With many types of relay coils, 120 volts IS enough to ‘hold’ a 240 volt coil, but not enough to actually engage it. To put it technically, 120 volts may be above the dropout voltage of the coil but below its pickup voltage.
There are three voltages you talk about when discussing potential relays:
The PICKUP voltage is the lowest voltage which fires or engages the contacts from the resting position; it is lower than the HOLDING voltage.
The HOLDING voltage is the highest voltage you can continually apply to the relay coil without overheating it.
The DROPOUT voltage is that voltage below which an engaged contact returns to the resting position; it is always lower than the PICKUP voltage.
You can take an ordinary contactor and make it into a functional potential relay by wiring an appropriately sized resistor (sized properly for resistance AND power dissipation) in series with the contactor coil. Or you can use a potentiometer. Either way, you can tailor the coil to have the pickup and dropout voltages you desire to do a given task.
In order to do the resistor calculations, you need to know the coil current or its impedance or equivalent series resistance (ESR), then by Ohm’s law you can calculate the resistance and power dissipation for the resistor to be placed in series with the contactor coil. Often this involves considerable trial and error, but you can always get where you want to be.

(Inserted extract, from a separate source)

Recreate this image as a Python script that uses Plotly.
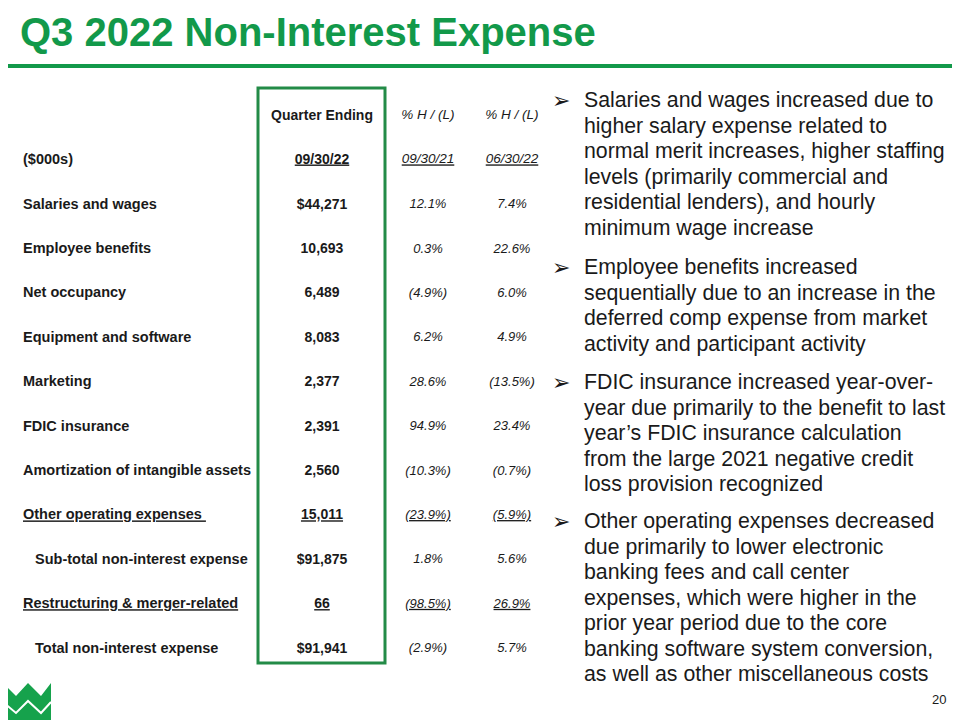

So, how might this actually look in a shop? Let’s say you did the work above to find the appropriate resistor to wire in series with the ‘output’ contactor coil. You wire it in series, and energize the contactor coil with, say, L2 and L3 (generated leg). In addition, you place some kind of toggle switch in series with the coil energizing circuit, so that you have a way to manually shut off the distribution panel even if there is no phase loss on any of the three phase legs.
I think you have it! If that distribution toggle switch is ON, but L3 fails, the panel is dead; ONLY if BOTH the toggle switch is ON, AND the generated leg is ‘good’, do your three phase machines get their power.